Potential irritants and allergens
Some ingredients can cause irritation, sensitivity, or allergic reactions in some people, especially those with sensitive or reactive skin. These include fragrances, essential oils, alcohol, sulfates, parabens, phthalates, and artificial colors. You can look for these ingredients near the end of the ingredient list or look for labels that say “fragrance-free”, “alcohol-free”, or “hypoallergenic” on the product. However, remember that these labels are not regulated and don’t guarantee that the product is completely free of irritants or allergens. What you can do to avoid adverse reactions is to patch test the product before using it on your face.
The pH level of the product
The pH level of a product can affect how well it works on your skin and how compatible it is with other products. The scale ranges from 0 to 14, with 7 being neutral, lower than 7 being acidic, and higher than 7 being alkaline. The skin’s natural pH is around 5.5, which means it is slightly acidic. Products that are too acidic or too alkaline can disrupt the skin’s acid mantle. The presence of certain ingredients can give you a clue about the product’s pH. For instance, ingredients like citric acid, glycolic acid, or lactic acid usually suggest the product might be on the acidic side. On the other hand, ingredients like sodium hydroxide or potassium hydroxide might indicate the product is more alkaline.
Be aware of misleading skincare claims
Skincare products often use terms like “organic”, “natural”, “dermatologist-tested”, or “clinically proven” to attract customers. However, these terms are not regulated at all. In fact, products that claim to be organic or natural can still contain synthetic ingredients that can irritate the skin or cause allergic reactions. Dermatologist-tested does not mean that the product has been tested by independent experts or that it suits your skin. Claims like “reduces wrinkles” and “fades dark spots” are meaningless without active ingredients that can actually deliver these results.
Marketing claims are not enough to judge a product’s safety or efficacy. You need to look beyond the claims and read the ingredient list, check the reviews, and do a patch test before using skincare products.
Symbols and their meanings
- Open Jar Symbol (Period After Opening): This symbol looks like an open jar with a number followed by the letter ‘M’, like “12M”. It indicates how long a product can be used after opening.
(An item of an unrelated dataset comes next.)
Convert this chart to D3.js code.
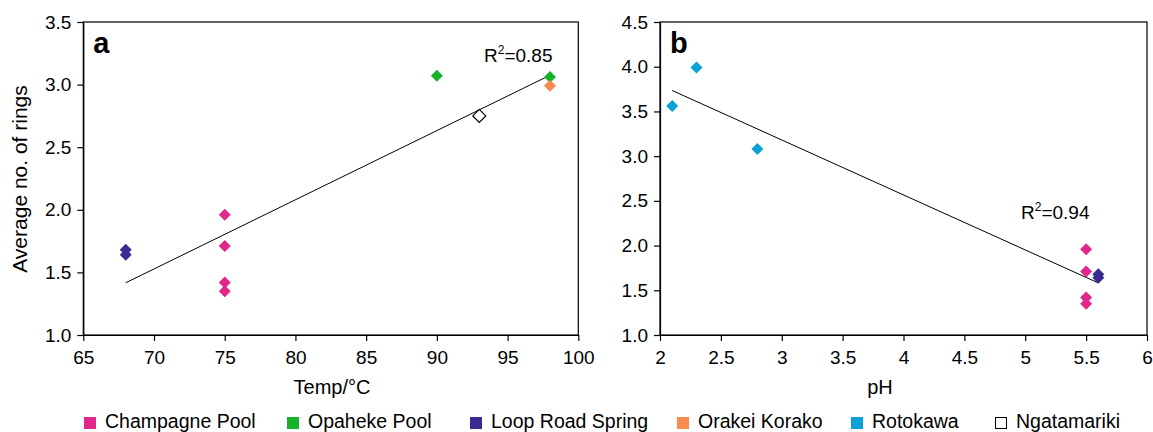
<!DOCTYPE html>
<html>
<head>
<meta charset="utf-8">
<script src="https://cdnjs.cloudflare.com/ajax/libs/d3/7.8.5/d3.min.js"></script>
<style>
body { margin: 0; background: #fff; }
svg text { font-family: 'Liberation Sans', Arial, sans-serif; fill: #000; }
</style>
</head>
<body>
<svg id="chart" width="1153" height="432"></svg>
<script>
// legend / series
var series_names = ['Champagne Pool', 'Opaheke Pool', 'Loop Road Spring', 'Orakei Korako', 'Rotokawa', 'Ngatamariki'];
var series_colors = ['#e2278a', '#17b22a', '#382c92', '#fa8a4e', '#0aa1d5', '#ffffff'];

// panel a: temperature vs average no. of rings
var temp_champagne = [75, 75, 75, 75];
var rings_champagne = [1.96, 1.71, 1.42, 1.35];
var temp_opaheke = [90, 98];
var rings_opaheke = [3.07, 3.06];
var temp_loop = [68, 68];
var rings_loop = [1.68, 1.64];
var temp_orakei = [98];
var rings_orakei = [2.99];
var temp_ngatamariki = [93];
var rings_ngatamariki = [2.75];

// panel b: pH vs average no. of rings
var ph_champagne = [5.5, 5.5, 5.5, 5.5];
var ph_loop = [5.6, 5.6];
var ph_rotokawa = [2.1, 2.3, 2.8];
var rings_rotokawa = [3.56, 3.99, 3.08];

// ticks
var ticks_temp = [65, 70, 75, 80, 85, 90, 95, 100];
var ticks_rings_a = [1.0, 1.5, 2.0, 2.5, 3.0, 3.5];
var ticks_ph = [2, 2.5, 3, 3.5, 4, 4.5, 5, 5.5, 6];
var ticks_rings_b = [1.0, 1.5, 2.0, 2.5, 3.0, 3.5, 4.0, 4.5];

var r2_a = '0.85';
var r2_b = '0.94';

var svg = d3.select('#chart');

var diamond = function(r) {
    return 'M0,' + (-r) + 'L' + r + ',0L0,' + r + 'L' + (-r) + ',0Z';
};

var zip = function(xs, ys) {
    return xs.map(function(x, i) { return [x, ys[i]]; });
};

var regression = function(points) {
    var mx = d3.mean(points, function(d) { return d[0]; });
    var my = d3.mean(points, function(d) { return d[1]; });
    var sxy = d3.sum(points, function(d) { return (d[0] - mx) * (d[1] - my); });
    var sxx = d3.sum(points, function(d) { return (d[0] - mx) * (d[0] - mx); });
    var slope = sxy / sxx;
    return function(x) { return my + slope * (x - mx); };
};

var draw_panel = function(p) {
    var x = d3.scaleLinear().domain(d3.extent(p.xticks)).range([p.left, p.right]);
    var y = d3.scaleLinear().domain(d3.extent(p.yticks)).range([p.bottom, p.top]);

    var g = svg.append('g');

    g.append('rect')
        .attr('x', p.left).attr('y', p.top)
        .attr('width', p.right - p.left).attr('height', p.bottom - p.top)
        .attr('fill', 'none').attr('stroke', '#000').attr('stroke-width', 1.2);

    var xAxis = g.append('g')
        .attr('transform', 'translate(0,' + p.bottom + ')')
        .call(d3.axisBottom(x).tickValues(p.xticks).tickFormat(p.xfmt)
              .tickSizeInner(6).tickSizeOuter(0).tickPadding(10));
    var yAxis = g.append('g')
        .attr('transform', 'translate(' + p.left + ',0)')
        .call(d3.axisLeft(y).tickValues(p.yticks).tickFormat(d3.format('.1f'))
              .tickSizeInner(6).tickSizeOuter(0).tickPadding(6));
    [xAxis, yAxis].forEach(function(a) {
        a.selectAll('.domain').attr('stroke', '#000').attr('stroke-width', 1.2);
        a.selectAll('.tick line').attr('stroke', '#000').attr('stroke-width', 1.2);
        a.selectAll('text').attr('font-size', 19).attr('font-family', null).attr('fill', '#000');
    });

    // trend line
    var all = [];
    p.groups.forEach(function(s) { all = all.concat(zip(s.x, s.y)); });
    var fit = regression(all);
    var ext = d3.extent(all, function(d) { return d[0]; });
    g.append('line')
        .attr('x1', x(ext[0])).attr('y1', y(fit(ext[0])))
        .attr('x2', x(ext[1])).attr('y2', y(fit(ext[1])))
        .attr('stroke', '#000').attr('stroke-width', 1);

    // markers
    p.groups.forEach(function(s) {
        var open = series_colors[s.series] === '#ffffff';
        g.append('g').selectAll('path')
            .data(zip(s.x, s.y))
            .enter()
            .append('path')
            .attr('d', diamond(open ? 6.5 : 6))
            .attr('transform', function(d) { return 'translate(' + x(d[0]) + ',' + y(d[1]) + ')'; })
            .attr('fill', series_colors[s.series])
            .attr('stroke', open ? '#000' : 'none')
            .attr('stroke-width', 1.2);
    });

    // panel letter
    g.append('text')
        .attr('x', p.left + 10).attr('y', p.top + 31)
        .attr('font-size', 29).attr('font-weight', 'bold')
        .text(p.label);

    // R squared
    var r2 = g.append('text')
        .attr('x', p.r2x).attr('y', p.r2y)
        .attr('font-size', 19);
    r2.append('tspan').text('R');
    r2.append('tspan').attr('font-size', 12).attr('dy', -8).text('2');
    r2.append('tspan').attr('dy', 8).text('=' + p.r2);

    // x title
    g.append('text')
        .attr('x', p.xtitlex).attr('y', 394)
        .attr('text-anchor', 'middle').attr('font-size', 20)
        .text(p.xtitle);
};

draw_panel({
    left: 83.3, right: 578.3, top: 22, bottom: 335,
    xticks: ticks_temp, yticks: ticks_rings_a, xfmt: d3.format('d'),
    groups: [
        {series: 0, x: temp_champagne, y: rings_champagne},
        {series: 2, x: temp_loop, y: rings_loop},
        {series: 1, x: temp_opaheke, y: rings_opaheke},
        {series: 3, x: temp_orakei, y: rings_orakei},
        {series: 5, x: temp_ngatamariki, y: rings_ngatamariki}
    ],
    label: 'a', r2: r2_a, r2x: 484, r2y: 62,
    xtitle: 'Temp/°C', xtitlex: 332
});

draw_panel({
    left: 660, right: 1147, top: 22, bottom: 335,
    xticks: ticks_ph, yticks: ticks_rings_b, xfmt: d3.format(''),
    groups: [
        {series: 4, x: ph_rotokawa, y: rings_rotokawa},
        {series: 0, x: ph_champagne, y: rings_champagne},
        {series: 2, x: ph_loop, y: rings_loop}
    ],
    label: 'b', r2: r2_b, r2x: 1021, r2y: 219,
    xtitle: 'pH', xtitlex: 880
});

// y title (panel a only)
svg.append('text')
    .attr('transform', 'translate(27,179) rotate(-90)')
    .attr('text-anchor', 'middle').attr('font-size', 21)
    .text('Average no. of rings');

// legend
var legend_x = [84, 287, 470, 677, 851, 995];
var legend = svg.append('g');
series_names.forEach(function(name, i) {
    var open = series_colors[i] === '#ffffff';
    legend.append('rect')
        .attr('x', legend_x[i] + (open ? 0.5 : 0)).attr('y', 417 + (open ? 0.5 : 0))
        .attr('width', open ? 11 : 12).attr('height', open ? 11 : 12)
        .attr('fill', series_colors[i])
        .attr('stroke', open ? '#000' : 'none');
    legend.append('text')
        .attr('x', legend_x[i] + 21).attr('y', 428)
        .attr('font-size', 19.5)
        .text(name);
});
</script>
</body>
</html>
- Leaping Bunny: This symbol means the product hasn’t been tested on animals.
- UVA Logo: A logo with “UVA” inside a circle indicates that the sunscreen provides UVA protection following EU recommendations.
- E Mark: A lowercase “e” symbol indicates that the product volume or weight complies with the European Directive’s requirements, ensuring you get the amount stated on the label.
- Flammable: A flame symbol warns you that the product is flammable and should be stored away from open flames.
- Recycling Symbol: Indicates the packaging is recyclable.
- Certified Organic Labels: Various symbols indicate the product meets specific organic standards, such as the USDA Organic.